In an interview, Chief Executive Michael Pellini highlighted the case of a 71-year-old woman diagnosed several years ago with gall bladder cancer. It had metastasized, and chemotherapy had little effect.
But the Foundation One test spotted what are known as FGFR fusions, rare abnormalities on the gene of the same name that are known to respond to Pazopanib, a kinase inhibitor. After taking the drug, her disease stabilized for months, and a recent Foundation test couldn’t detect the fusions.
It did, however, turn up a new mutation, an amplification known to respond to Herceptin. So she will soon begin a course of that treatment.
Pellini thinks this is what cancer treatment will increasingly come to look like: A chronic disease where oncologists and patients stay one step ahead by continually monitoring conditions and shifting treatments.
It’s not as good as a cure — a word Pellini deliberately avoids — but it’s better than a death sentence.

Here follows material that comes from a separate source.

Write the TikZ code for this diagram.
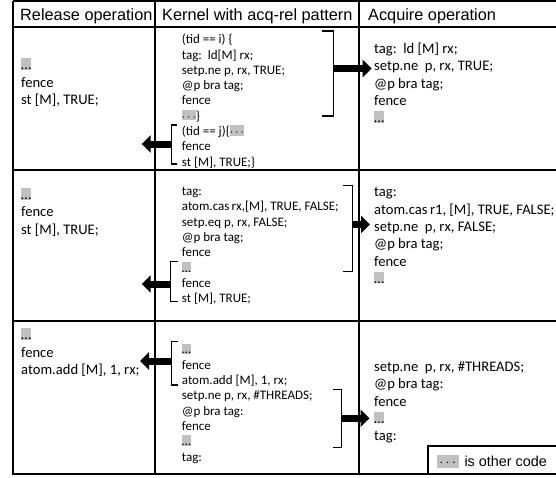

“We’re hitting the inflection point,” he said. “Every month, if not every week, we learn more than we had learned in the past five years combined. It’s really difficult to be anything other than optimistic about where we are.”
Turning on the lights
Blueprint gained attention from the start because of its founding team, three scientists — Nick Lydon, Brian Druker and Charles Sawyers — behind the breakthrough drug Gleevec, a targeted therapy that doubled the five-year survival rate for patients with a rare cancer of the white blood cells.

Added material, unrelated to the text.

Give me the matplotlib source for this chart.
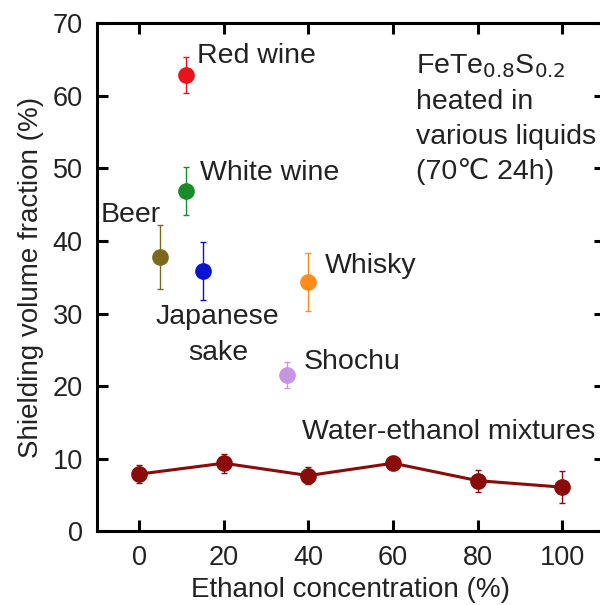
import matplotlib
matplotlib.use("Agg")
import matplotlib.pyplot as plt

plt.rcParams['font.family'] = ['Liberation Sans', 'DejaVu Sans']

# beverages: (name, ethanol %, shielding fraction %, error)
drinks = ['Red wine', 'White wine', 'Beer', 'Japanese\nsake', 'Whisky', 'Shochu']
drink_x = [11, 11, 5, 15, 40, 35]
drink_y = [62.8, 46.9, 37.8, 35.8, 34.4, 21.6]
drink_err = [2.5, 3.3, 4.4, 4.0, 4.0, 1.8]
drink_colors = ['#e8141b', '#1a8a2a', '#7b6a1e', '#0a14d0', '#ff8c1a', '#c896e0']

# water-ethanol mixtures
mix_x = [0, 20, 40, 60, 80, 100]
mix_y = [7.9, 9.4, 7.7, 9.4, 7.0, 6.1]
mix_err = [1.2, 1.3, 1.2, 0.8, 1.5, 2.2]

fig = plt.figure(figsize=(6.0, 6.05), dpi=100)
ax = fig.add_axes([0.1612, 0.1215, 0.8467, 0.8405])

for x, y, e, c in zip(drink_x, drink_y, drink_err, drink_colors):
    ax.errorbar(x, y, yerr=e, fmt='o', color=c, markersize=11,
                elinewidth=1, capsize=2.5, capthick=1)

ax.errorbar(mix_x, mix_y, yerr=mix_err, fmt='-o', color='#8b0a0a', markersize=11,
            linewidth=2.2, elinewidth=1, capsize=2.5, capthick=1)

lbl = dict(fontsize=20.5, color='#222222')
ax.text(13.8, 65.4, 'Red wine', va='center', **lbl)
ax.text(14.5, 49.3, 'White wine', va='center', **lbl)
ax.text(-9, 43.6, 'Beer', va='center', **lbl)
ax.text(18.6, 29.5, 'Japanese', va='center', ha='center', **lbl)
ax.text(18.6, 24.6, 'sake', va='center', ha='center', **lbl)
ax.text(44, 36.6, 'Whisky', va='center', **lbl)
ax.text(38.8, 23.4, 'Shochu', va='center', **lbl)
ax.text(38.5, 13.7, 'Water-ethanol mixtures', va='center', **lbl)
ax.text(65.5, 64.0, r'FeTe$_{0.8}$S$_{0.2}$', va='center', **lbl)
ax.text(65.5, 59.1, 'heated in', va='center', **lbl)
ax.text(65.5, 54.3, 'various liquids', va='center', **lbl)
ax.text(65.5, 49.6, '(70\u2103 24h)', va='center', **lbl)

ax.set_xlim(-10, 110)
ax.set_ylim(0, 70)
ax.set_xticks([0, 20, 40, 60, 80, 100])
ax.set_yticks(range(0, 71, 10))
ax.tick_params(direction='in', length=8, width=2.2, top=True, right=True,
               labelsize=19.5, pad=10, colors='black', labelcolor='#222222')
for s in ax.spines.values():
    s.set_linewidth(2.2)

ax.set_xlabel('Ethanol concentration (%)', fontsize=20, color='#222222', labelpad=4)
ax.set_ylabel('Shielding volume fraction (%)', fontsize=20, color='#222222', labelpad=6)

fig.savefig('out.png', dpi=100)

But where that kinase inhibitor took decades to develop — a story well told in “The Philadelphia Chromosome” — Blueprint’s leaders believe that the company can virtually crank out candidates by coming at drug discovery from a new direction.
The three-year-old company, which has raised $115 million to date, is exclusively focused on kinases because they’re so often implicated in cancer. The enzymes act as switches that regulate cell growth, so when mutations arise, things can quickly spin out of control.
The team spent the first year developing generic inhibitors with no specific disease in mind, assembling a database that ranked the compounds based on how effectively and selectively they blocked any of the 500 or so kinases.
It was only after they developed this library that they went looking for targets, setting their data tools to work exploring the scientific literature, public genome databases and their own growing pool of tumor sequences.
When they identify what looks like a genetic error driving cancer — not merely a mutant passenger along for the ride — they check their database for promising compounds. If they see one, they’ll set their chemists to work on it in the wet lab, reengineering it into something better targeted, more potent and easily deliverable in a pill.
The company has already identified encouraging targets, including various fusions, which occur when two normally separate genes are joined, that are likely implicated in cancer; and genetic alterations associated with an aggressive cancer of the female reproductive system.
But the real test, of course, is whether or not Blueprint delivers new drugs that improve patient outcomes.
The company has two candidates set to begin Food and Drug Administration trials next year, including potential treatments for systemic mast cell disease and the most common form of liver cancer.
These trials take years in the best of circumstances. But Blueprint’s Chief Scientific Officer Christoph Lengauer believes they have a good chance at securing “breakthrough status,” a new, accelerated FDA approval process for particularly promising drugs.
That’s because those genomics databases and tools enabled the company to design highly targeted treatments for very specific patient populations from the start, rather than taking shots in the dark.
“If you have a spotlight at a movie theater, you can look at one place or the other place,” Lengauer said. “But if you learn to switch on the lights, you can see the whole room.”